■ Goal of the exercise: Go through the entries below and pick out every line with "page".

■ Task data:
□ □ □

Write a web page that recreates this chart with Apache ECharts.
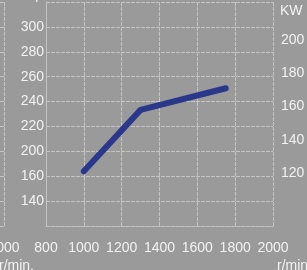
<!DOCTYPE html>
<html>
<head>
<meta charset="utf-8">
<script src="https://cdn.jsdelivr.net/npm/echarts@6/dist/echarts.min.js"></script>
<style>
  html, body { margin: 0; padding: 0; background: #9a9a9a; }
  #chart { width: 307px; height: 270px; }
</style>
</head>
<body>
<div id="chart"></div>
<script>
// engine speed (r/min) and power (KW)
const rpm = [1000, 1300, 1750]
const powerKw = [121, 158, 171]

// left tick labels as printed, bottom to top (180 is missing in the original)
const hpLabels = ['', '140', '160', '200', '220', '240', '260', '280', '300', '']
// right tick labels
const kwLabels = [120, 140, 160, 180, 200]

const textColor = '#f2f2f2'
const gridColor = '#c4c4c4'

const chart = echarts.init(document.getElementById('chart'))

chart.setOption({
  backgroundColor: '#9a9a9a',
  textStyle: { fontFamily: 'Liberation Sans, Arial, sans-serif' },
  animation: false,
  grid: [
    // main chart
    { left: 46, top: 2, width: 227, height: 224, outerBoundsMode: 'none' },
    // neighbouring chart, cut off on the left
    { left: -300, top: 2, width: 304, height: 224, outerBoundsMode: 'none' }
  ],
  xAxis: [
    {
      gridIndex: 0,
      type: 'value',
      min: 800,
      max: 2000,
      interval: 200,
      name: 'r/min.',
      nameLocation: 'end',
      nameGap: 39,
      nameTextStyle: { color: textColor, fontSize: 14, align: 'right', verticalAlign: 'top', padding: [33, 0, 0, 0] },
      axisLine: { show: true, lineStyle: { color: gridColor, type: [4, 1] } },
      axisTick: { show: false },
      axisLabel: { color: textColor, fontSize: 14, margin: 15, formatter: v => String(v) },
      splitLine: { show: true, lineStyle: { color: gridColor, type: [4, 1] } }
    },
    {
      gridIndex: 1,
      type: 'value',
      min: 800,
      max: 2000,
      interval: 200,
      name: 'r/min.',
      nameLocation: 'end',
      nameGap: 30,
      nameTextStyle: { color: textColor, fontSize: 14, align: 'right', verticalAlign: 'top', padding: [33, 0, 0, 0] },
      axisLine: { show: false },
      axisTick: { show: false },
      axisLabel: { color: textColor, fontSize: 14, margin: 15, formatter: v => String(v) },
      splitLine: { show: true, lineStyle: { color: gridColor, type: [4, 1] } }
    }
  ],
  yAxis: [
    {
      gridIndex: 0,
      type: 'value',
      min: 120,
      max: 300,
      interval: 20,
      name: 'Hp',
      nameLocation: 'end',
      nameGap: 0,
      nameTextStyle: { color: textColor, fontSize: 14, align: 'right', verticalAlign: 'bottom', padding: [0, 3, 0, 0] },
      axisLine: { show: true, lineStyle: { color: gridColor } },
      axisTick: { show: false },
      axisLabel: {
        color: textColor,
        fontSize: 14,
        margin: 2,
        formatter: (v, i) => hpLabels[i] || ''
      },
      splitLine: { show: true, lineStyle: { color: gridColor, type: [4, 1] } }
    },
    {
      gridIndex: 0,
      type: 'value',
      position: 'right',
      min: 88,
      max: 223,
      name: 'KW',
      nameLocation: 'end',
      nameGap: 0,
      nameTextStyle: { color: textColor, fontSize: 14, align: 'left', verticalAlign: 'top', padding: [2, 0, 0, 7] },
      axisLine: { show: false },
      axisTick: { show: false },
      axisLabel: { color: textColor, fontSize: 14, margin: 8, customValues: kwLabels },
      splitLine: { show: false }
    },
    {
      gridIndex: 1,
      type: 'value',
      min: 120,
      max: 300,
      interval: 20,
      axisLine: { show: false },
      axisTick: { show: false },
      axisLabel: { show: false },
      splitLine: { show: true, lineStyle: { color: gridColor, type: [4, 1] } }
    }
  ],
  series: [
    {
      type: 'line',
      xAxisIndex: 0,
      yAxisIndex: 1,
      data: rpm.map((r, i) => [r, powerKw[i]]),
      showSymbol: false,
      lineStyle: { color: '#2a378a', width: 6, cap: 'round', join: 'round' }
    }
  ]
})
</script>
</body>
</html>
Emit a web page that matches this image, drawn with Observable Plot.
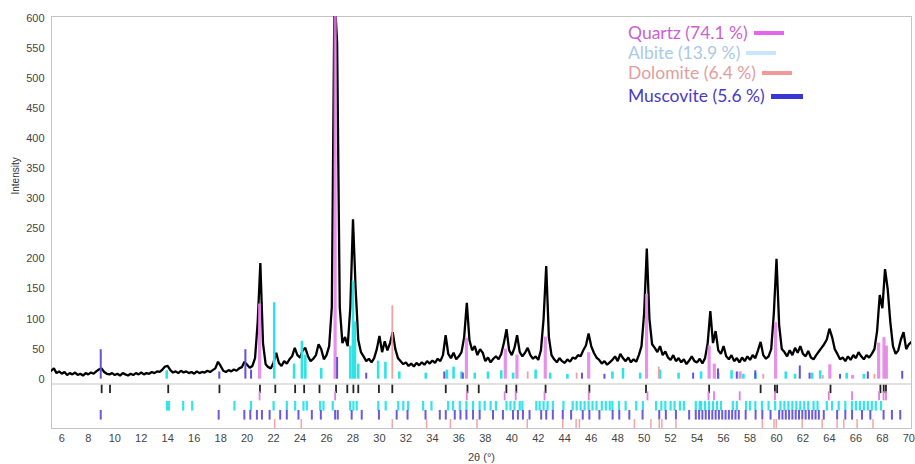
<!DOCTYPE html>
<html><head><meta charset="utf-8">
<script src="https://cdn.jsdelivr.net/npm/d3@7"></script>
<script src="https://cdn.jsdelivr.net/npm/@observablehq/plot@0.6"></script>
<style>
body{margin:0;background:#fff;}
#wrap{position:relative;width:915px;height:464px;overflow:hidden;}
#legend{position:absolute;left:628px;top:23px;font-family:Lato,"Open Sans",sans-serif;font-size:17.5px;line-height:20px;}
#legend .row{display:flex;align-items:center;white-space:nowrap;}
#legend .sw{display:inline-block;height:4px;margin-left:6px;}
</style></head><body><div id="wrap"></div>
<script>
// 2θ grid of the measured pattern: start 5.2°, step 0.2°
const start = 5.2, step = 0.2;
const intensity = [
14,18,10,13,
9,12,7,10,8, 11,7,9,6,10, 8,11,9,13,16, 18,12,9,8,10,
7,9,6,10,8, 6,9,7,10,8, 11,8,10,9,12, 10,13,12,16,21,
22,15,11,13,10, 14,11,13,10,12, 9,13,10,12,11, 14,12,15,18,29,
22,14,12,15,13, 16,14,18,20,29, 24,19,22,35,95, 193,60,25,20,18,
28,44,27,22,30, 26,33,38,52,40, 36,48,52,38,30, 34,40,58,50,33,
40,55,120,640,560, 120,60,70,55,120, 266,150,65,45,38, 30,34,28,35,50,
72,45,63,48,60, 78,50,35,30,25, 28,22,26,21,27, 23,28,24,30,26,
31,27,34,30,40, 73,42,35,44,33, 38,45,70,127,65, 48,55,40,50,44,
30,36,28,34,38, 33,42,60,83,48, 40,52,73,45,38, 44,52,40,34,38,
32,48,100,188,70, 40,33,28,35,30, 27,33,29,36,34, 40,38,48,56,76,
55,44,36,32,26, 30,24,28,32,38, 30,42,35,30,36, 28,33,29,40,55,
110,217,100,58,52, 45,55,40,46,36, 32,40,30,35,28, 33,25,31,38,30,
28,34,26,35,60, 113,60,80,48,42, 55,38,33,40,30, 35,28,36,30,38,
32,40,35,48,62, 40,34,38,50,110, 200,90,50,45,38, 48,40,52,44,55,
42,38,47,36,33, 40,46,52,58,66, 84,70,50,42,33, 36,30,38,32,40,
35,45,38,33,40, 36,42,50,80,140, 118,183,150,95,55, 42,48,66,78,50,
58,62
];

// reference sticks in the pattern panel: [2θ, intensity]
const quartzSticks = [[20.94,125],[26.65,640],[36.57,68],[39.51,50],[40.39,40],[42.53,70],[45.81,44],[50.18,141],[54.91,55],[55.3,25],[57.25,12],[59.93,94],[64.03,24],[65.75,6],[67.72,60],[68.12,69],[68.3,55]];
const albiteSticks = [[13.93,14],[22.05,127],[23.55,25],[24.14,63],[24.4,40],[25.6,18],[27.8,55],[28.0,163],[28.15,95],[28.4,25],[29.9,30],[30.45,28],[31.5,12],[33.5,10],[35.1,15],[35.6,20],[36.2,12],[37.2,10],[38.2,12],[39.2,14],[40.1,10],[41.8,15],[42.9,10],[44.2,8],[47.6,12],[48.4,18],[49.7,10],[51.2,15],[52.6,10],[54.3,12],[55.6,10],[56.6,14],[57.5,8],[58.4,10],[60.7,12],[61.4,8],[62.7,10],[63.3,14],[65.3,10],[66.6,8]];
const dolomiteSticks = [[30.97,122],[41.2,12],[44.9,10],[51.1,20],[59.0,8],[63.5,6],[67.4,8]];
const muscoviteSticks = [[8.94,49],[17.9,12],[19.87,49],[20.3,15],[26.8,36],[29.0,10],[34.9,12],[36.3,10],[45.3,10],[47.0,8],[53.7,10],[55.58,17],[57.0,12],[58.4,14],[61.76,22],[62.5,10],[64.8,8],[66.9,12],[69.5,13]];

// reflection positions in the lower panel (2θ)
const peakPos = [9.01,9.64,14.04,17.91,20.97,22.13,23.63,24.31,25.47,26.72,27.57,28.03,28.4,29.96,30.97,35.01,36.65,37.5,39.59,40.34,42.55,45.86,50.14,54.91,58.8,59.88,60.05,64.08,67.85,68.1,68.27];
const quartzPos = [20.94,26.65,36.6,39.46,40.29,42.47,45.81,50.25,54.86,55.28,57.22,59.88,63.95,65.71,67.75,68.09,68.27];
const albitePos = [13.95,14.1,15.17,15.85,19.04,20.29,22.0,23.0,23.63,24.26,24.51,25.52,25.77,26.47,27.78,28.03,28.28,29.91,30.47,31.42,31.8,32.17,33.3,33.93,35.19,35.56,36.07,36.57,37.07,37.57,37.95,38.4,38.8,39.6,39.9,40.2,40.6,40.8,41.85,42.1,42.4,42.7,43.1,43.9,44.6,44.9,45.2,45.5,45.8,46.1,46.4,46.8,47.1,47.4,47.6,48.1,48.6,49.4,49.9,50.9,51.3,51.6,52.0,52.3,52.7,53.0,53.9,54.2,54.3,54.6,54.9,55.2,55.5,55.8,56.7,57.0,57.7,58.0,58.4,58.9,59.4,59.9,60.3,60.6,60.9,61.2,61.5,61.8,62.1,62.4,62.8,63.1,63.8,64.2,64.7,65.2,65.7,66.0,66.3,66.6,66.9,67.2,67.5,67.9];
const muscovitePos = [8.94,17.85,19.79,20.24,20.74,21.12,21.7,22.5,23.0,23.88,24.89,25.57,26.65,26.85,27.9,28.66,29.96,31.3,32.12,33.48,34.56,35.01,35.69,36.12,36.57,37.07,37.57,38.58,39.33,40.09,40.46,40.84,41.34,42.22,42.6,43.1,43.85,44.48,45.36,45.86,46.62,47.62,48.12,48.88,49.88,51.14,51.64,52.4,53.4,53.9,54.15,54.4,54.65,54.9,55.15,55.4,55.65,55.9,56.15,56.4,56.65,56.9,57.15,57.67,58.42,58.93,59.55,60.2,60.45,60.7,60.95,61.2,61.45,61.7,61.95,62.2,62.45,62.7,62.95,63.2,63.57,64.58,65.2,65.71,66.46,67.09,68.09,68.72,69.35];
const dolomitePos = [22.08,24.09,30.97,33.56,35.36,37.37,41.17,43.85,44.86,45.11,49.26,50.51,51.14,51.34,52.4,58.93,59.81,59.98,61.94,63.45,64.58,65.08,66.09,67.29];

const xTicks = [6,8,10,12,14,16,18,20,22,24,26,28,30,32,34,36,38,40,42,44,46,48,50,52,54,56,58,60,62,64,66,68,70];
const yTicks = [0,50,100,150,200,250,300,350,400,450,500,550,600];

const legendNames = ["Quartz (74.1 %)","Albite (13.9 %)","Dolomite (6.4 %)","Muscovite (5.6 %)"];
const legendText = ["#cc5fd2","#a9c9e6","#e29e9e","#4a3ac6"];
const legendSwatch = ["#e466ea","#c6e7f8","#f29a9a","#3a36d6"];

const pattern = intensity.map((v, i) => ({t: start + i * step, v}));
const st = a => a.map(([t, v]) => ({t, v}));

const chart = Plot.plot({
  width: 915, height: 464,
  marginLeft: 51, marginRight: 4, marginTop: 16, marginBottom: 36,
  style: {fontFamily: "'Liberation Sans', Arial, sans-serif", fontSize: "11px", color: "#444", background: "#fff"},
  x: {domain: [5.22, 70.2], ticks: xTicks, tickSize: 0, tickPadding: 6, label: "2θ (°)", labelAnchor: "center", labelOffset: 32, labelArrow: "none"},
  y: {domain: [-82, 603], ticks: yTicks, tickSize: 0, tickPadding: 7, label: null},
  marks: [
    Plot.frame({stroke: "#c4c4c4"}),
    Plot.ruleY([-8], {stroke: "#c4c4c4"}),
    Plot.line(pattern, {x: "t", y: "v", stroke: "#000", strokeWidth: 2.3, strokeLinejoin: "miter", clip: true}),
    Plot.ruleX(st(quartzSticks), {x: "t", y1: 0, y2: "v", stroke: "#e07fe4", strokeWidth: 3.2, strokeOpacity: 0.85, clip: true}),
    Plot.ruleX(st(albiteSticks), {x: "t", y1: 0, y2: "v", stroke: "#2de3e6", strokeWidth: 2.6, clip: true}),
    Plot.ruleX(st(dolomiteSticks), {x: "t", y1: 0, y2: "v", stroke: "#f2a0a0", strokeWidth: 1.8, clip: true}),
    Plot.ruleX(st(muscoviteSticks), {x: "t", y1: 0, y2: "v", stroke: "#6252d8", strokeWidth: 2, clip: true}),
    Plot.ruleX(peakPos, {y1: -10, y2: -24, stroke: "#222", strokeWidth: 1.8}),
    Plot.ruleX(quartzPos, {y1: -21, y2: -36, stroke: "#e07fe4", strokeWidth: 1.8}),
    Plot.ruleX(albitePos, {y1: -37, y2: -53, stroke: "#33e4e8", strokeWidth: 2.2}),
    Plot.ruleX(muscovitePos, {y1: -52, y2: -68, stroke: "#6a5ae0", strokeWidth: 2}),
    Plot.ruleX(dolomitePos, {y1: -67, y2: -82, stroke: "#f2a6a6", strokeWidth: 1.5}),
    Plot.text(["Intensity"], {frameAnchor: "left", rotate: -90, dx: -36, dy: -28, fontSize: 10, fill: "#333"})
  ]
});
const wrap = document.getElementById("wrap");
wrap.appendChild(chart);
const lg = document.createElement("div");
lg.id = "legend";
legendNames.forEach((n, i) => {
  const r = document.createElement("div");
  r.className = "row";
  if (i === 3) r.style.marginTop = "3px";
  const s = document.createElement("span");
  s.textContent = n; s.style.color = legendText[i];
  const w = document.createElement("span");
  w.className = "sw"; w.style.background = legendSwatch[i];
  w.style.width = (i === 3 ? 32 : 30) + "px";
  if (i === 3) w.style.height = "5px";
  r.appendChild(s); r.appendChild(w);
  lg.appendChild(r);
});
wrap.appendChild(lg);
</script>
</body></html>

□ □ □

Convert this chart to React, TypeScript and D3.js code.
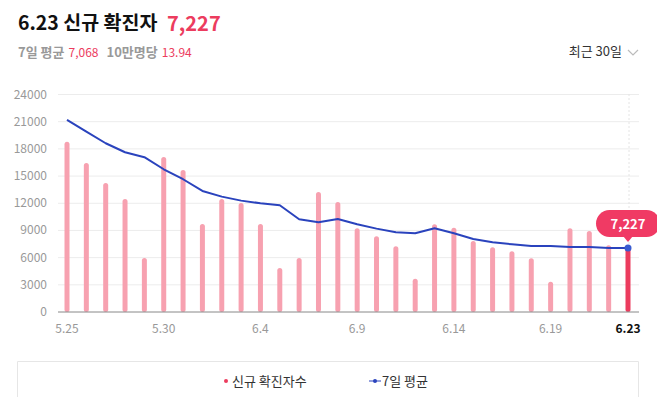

□ □ □

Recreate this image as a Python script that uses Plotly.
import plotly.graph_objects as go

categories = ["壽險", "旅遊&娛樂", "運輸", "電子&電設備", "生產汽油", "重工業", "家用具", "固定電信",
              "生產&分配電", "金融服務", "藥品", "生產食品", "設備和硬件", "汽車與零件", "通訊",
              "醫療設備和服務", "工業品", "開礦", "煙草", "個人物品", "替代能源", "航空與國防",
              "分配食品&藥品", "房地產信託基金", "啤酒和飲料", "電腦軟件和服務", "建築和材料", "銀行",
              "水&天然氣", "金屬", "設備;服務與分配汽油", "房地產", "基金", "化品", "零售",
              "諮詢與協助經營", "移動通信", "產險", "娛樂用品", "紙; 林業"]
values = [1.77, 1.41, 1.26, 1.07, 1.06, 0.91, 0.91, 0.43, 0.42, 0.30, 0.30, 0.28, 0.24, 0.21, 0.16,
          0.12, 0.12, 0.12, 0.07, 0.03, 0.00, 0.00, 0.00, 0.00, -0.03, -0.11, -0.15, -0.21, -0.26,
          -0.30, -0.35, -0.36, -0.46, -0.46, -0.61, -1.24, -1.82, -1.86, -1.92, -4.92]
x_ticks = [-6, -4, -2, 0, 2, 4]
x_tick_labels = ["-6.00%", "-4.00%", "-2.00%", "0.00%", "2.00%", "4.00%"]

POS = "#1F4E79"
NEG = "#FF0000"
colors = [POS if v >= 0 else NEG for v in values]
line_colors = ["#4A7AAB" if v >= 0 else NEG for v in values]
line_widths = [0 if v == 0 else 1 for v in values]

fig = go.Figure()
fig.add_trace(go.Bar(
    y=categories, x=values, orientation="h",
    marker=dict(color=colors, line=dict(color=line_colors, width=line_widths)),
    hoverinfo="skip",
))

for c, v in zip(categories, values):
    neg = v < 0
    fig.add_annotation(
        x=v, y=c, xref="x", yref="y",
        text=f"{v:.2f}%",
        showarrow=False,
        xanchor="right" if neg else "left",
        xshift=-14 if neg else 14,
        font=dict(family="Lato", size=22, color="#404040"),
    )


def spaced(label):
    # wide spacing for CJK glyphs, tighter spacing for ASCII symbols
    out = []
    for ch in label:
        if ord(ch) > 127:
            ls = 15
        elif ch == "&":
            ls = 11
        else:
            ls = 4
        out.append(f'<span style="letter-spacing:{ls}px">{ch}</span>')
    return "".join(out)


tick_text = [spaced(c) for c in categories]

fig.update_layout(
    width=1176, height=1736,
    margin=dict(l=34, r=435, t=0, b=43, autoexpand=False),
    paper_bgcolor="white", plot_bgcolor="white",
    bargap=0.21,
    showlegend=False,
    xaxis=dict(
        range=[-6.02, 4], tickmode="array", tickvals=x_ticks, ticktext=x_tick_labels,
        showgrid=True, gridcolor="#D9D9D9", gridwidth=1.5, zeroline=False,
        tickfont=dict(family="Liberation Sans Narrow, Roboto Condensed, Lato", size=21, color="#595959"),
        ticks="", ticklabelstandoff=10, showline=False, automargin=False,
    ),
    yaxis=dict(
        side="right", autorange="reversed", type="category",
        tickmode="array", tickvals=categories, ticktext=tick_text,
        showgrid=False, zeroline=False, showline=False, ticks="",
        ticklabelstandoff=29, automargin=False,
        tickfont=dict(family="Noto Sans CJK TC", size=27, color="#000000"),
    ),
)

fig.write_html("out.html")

□ □ □

■ Result below:
Write a web page that recreates this chart with Apache ECharts.
Emit a web page that matches this image, drawn with Observable Plot.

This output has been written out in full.